Vivendo a rotina preocupados com o próprio conforto, deixamos de pregar o amor, a alegria, o otimismo. Mas o convite continua de pé: pregai. Se os olhos são o que sobram nesse rosto mascarado, eles que entrem em ação.

Nada de olhar perdido no horizonte de uma paz que julgamos inalcançável. Nada de deixar para quando tudo isso acabar. A história é fluxo contínuo, não surgiu da pureza de nossas pretensões.

Neste período complicado em que vivemos, o medo imperando e a raiva transbordando, a “resignação virtuosa”, defendida por filósofos como Sêneca não quer dizer desesperança, pois também é virtude enfrentar a desventura como um teste, como é virtude viver de acordo com a sabedoria dos que nos precederam. Tudo que está debaixo do sol um dia vai passar, como sempre passou.
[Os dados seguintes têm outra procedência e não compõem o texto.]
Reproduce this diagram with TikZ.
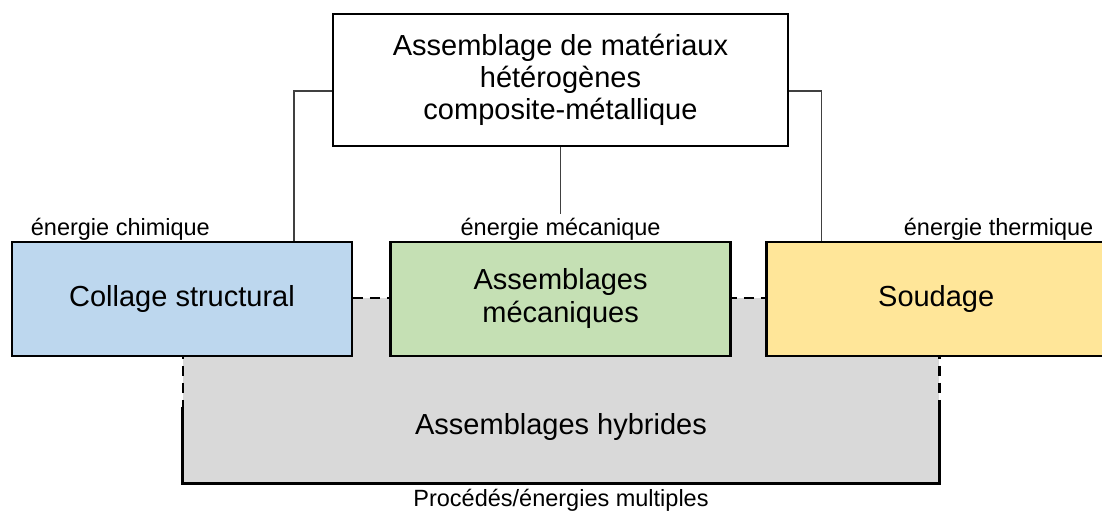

Deixemos a terra e vamos para a beira da praia acompanhar padre Antônio Vieira em seu longo sermão de Santo Antônio: “Se o sal não salga é porque os pregadores não pregam a verdadeira doutrina ou a terra não se deixa salgar”.

Vivendo no meio de uma realidade desagradável, não podemos nos abater pela sensação de impotência. Escribas, monges copistas e essênios não se entregaram e em meio a tantas dificuldades ainda se preocuparam em deixar uma herança, e não um ônus, para as próximas gerações.

Foram sal da terra e sal do mar (ainda em padre Vieira). Hora de ignorar as vozes pessimistas e ouvir mais os santos que almejam a salvação. Hora de entrar em missão. Para que um dia os sinos também dobrem por nós.